An independent child will feel more secure in himself and take more risks
A child feels exhilarated when he experiences his own power and capabilities. If you encourage his independence, he will feel more secure in himself and take more risks as he grows. Here are some ways to achieve this crucial task.
Praise her when she buttons her shirt, even if it is not perfect. When you say, “I like the way you did that all by yourself,” this gives her the message that she is capable. You’re also communicating that being independent is good and acceptable to you and she will want to try more.
If he is having trouble zipping up his jacket, be careful not to criticize him, or jump right in and do it for him. Give him some support and verbal guidance instead. You can say, “It’s hard to zip up a jacket. It takes time to learn how. Why don’t you try again?” Break down the task into its simplest parts, for example, “Try slipping the edge of the jacket into the very bottom of the zipper, then pull it up.” If it’s still hard for him, suggest, “Let’s do it together.”

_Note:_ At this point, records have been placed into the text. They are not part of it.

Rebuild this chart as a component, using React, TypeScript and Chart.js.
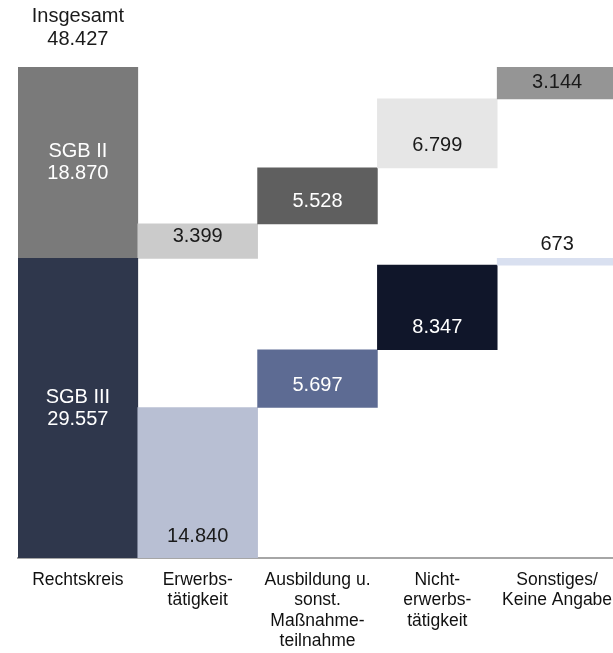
import React, { useEffect, useRef } from "react";
import { Chart, registerables } from "chart.js";

Chart.register(...registerables);

// ---- data ----
const categories: string[][] = [
  ["Rechtskreis"],
  ["Erwerbs-", "tätigkeit"],
  ["Ausbildung u.", "sonst.", "Maßnahme-", "teilnahme"],
  ["Nicht-", "erwerbs-", "tätigkeit"],
  ["Sonstiges/", "Keine Angabe"],
];
const seriesNames = ["SGB III", "SGB II"];
const sgb3Values = [29557, 14840, 5697, 8347, 673];
const sgb2Values = [18870, 3399, 5528, 6799, 3144];
const totalLabel = "Insgesamt";
const totalValue = 48427;

// ---- styles ----
const FONT = "'Liberation Sans', Arial, Helvetica, sans-serif";
const sgb3Colors = ["#2f374c", "#b8bfd3", "#5d6b93", "#10162a", "#d9e0f0"];
const sgb2Colors = ["#7a7a7a", "#cbcbcb", "#5f5f5f", "#e6e6e6", "#959595"];
const sgb3TextColors = ["#ffffff", "#1a1a1a", "#ffffff", "#ffffff", "#1a1a1a"];
const sgb2TextColors = ["#ffffff", "#1a1a1a", "#ffffff", "#1a1a1a", "#1a1a1a"];

function buildRanges(values: number[], start: number): [number, number][] {
  const out: [number, number][] = [[start, start + values[0]]];
  let acc = start;
  for (let i = 1; i < values.length; i++) {
    out.push([acc, acc + values[i]]);
    acc += values[i];
  }
  return out;
}

const fmt = (n: number) => String(n).replace(/\B(?=(\d{3})+(?!\d))/g, ".");

const allValues = [sgb3Values, sgb2Values];
const allTextColors = [sgb3TextColors, sgb2TextColors];

const labelsPlugin = {
  id: "barLabels",
  afterDatasetsDraw(chart: any) {
    const ctx = chart.ctx;
    ctx.save();
    ctx.font = `20px ${FONT}`;
    ctx.textAlign = "center";
    ctx.textBaseline = "middle";
    chart.data.datasets.forEach((_ds: any, di: number) => {
      const meta = chart.getDatasetMeta(di);
      meta.data.forEach((el: any, i: number) => {
        const { x, y, base } = el.getProps(["x", "y", "base"], true);
        const top = Math.min(y, base);
        const bottom = Math.max(y, base);
        const h = bottom - top;
        const value = allValues[di][i];
        ctx.fillStyle = allTextColors[di][i];
        if (i === 0) {
          const c = (top + bottom) / 2;
          ctx.fillText(seriesNames[di], x, c - 11);
          ctx.fillText(fmt(value), x, c + 11);
          if (di === 1) {
            ctx.fillStyle = "#1a1a1a";
            ctx.fillText(totalLabel, x, top - 51);
            ctx.fillText(fmt(totalValue), x, top - 27.5);
          }
        } else if (h < 15) {
          ctx.fillStyle = "#1a1a1a";
          ctx.fillText(fmt(value), x, top - 14);
        } else if (h < 33) {
          ctx.fillText(fmt(value), x, (top + bottom) / 2);
        } else {
          ctx.fillText(fmt(value), x, bottom - 22);
        }
      });
    });
    ctx.restore();
  },
};

export default function App() {
  const canvasRef = useRef<HTMLCanvasElement | null>(null);

  useEffect(() => {
    if (!canvasRef.current) return;
    const chart = new Chart(canvasRef.current, {
      type: "bar",
      data: {
        labels: categories as any,
        datasets: [
          {
            label: seriesNames[0],
            data: buildRanges(sgb3Values, 0) as any,
            backgroundColor: sgb3Colors,
            borderWidth: 0,
            grouped: false,
            barPercentage: 1,
            categoryPercentage: 1,
          } as any,
          {
            label: seriesNames[1],
            data: buildRanges(sgb2Values, sgb3Values[0]) as any,
            backgroundColor: sgb2Colors,
            borderWidth: 0,
            grouped: false,
            barPercentage: 1,
            categoryPercentage: 1,
          } as any,
        ],
      },
      options: {
        responsive: false,
        animation: false,
        devicePixelRatio: 1,
        layout: { padding: { top: 67, left: 18, right: 13, bottom: 0 } },
        plugins: {
          legend: { display: false },
          tooltip: { enabled: false },
          title: { display: false },
        },
        scales: {
          x: {
            z: 1,
            grid: { display: false, drawTicks: false },
            border: { display: true, color: "#a6a6a6", width: 2 },
            ticks: {
              color: "#111111",
              font: { family: FONT, size: 17.5, lineHeight: 20.5 / 17.5 },
              padding: 11.75,
              autoSkip: false,
              maxRotation: 0,
              minRotation: 0,
            },
            afterFit: (scale: any) => {
              scale.height = 95;
            },
          } as any,
          y: {
            display: false,
            min: 0,
            max: totalValue,
          },
        },
      },
      plugins: [labelsPlugin],
    });
    return () => chart.destroy();
  }, []);

  return (
    <div
      style={{
        position: "absolute",
        left: 0,
        top: 0,
        width: 613,
        height: 653,
        overflow: "hidden",
        background: "#ffffff",
      }}
    >
      <canvas ref={canvasRef} width={630} height={653} style={{ display: "block" }} />
    </div>
  );
}
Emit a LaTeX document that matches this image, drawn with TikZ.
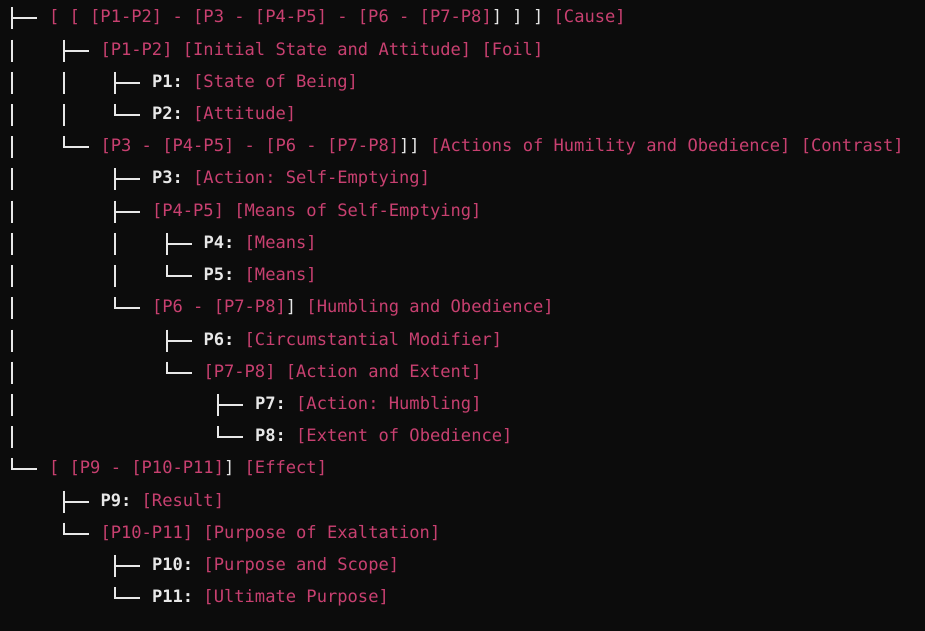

Give your young child simple jobs to do around the house, such as putting the spoons on the dinner table or filling your birds seed cup. She will feel that you view her as a confident, reliable person.
When your child shows some initiative and wants to try something new, follow his lead, when it is feasible. For example, if he says, “I can lift the laundry basket”, give him a few minutes to try, rather than saying, “Oh no. That’s too heavy for you.” If he cannot do it, tell him, “The basket is very heavy, “Let’s do it together.” If he wants to try a sleepover at Grandma and Grandpa’s, you might agree. The fact that he is asking can be a sign that he is ready.
Offer your child choices throughout the day, for example, “Which one of those shirts would you like to wear?” or “Which cereal should we buy?” Listen to her attentively when she expresses her opinion about what to bring on the family picnic.” All these measures show appreciation of her individuality and will enhance her growth.
Be respectful of your child’s separateness. Statements such as, “ Would you like anything more to eat?” or “I know it is hard for you when I have to wash your hair,” show that you view him as a separate human being, with his own boundaries and feelings.
It is important for every parent to work through his own ambivalence about his child growing up. You may feel excited that your child is growing up, but sad that she is growing away from you. If you signal to her, that is too hard for you, your child might feel guilty and stay by your side.
It is difficult to let go. But it is crucial to give your child the following messages: Go out into the world. It’s safe and you can manage.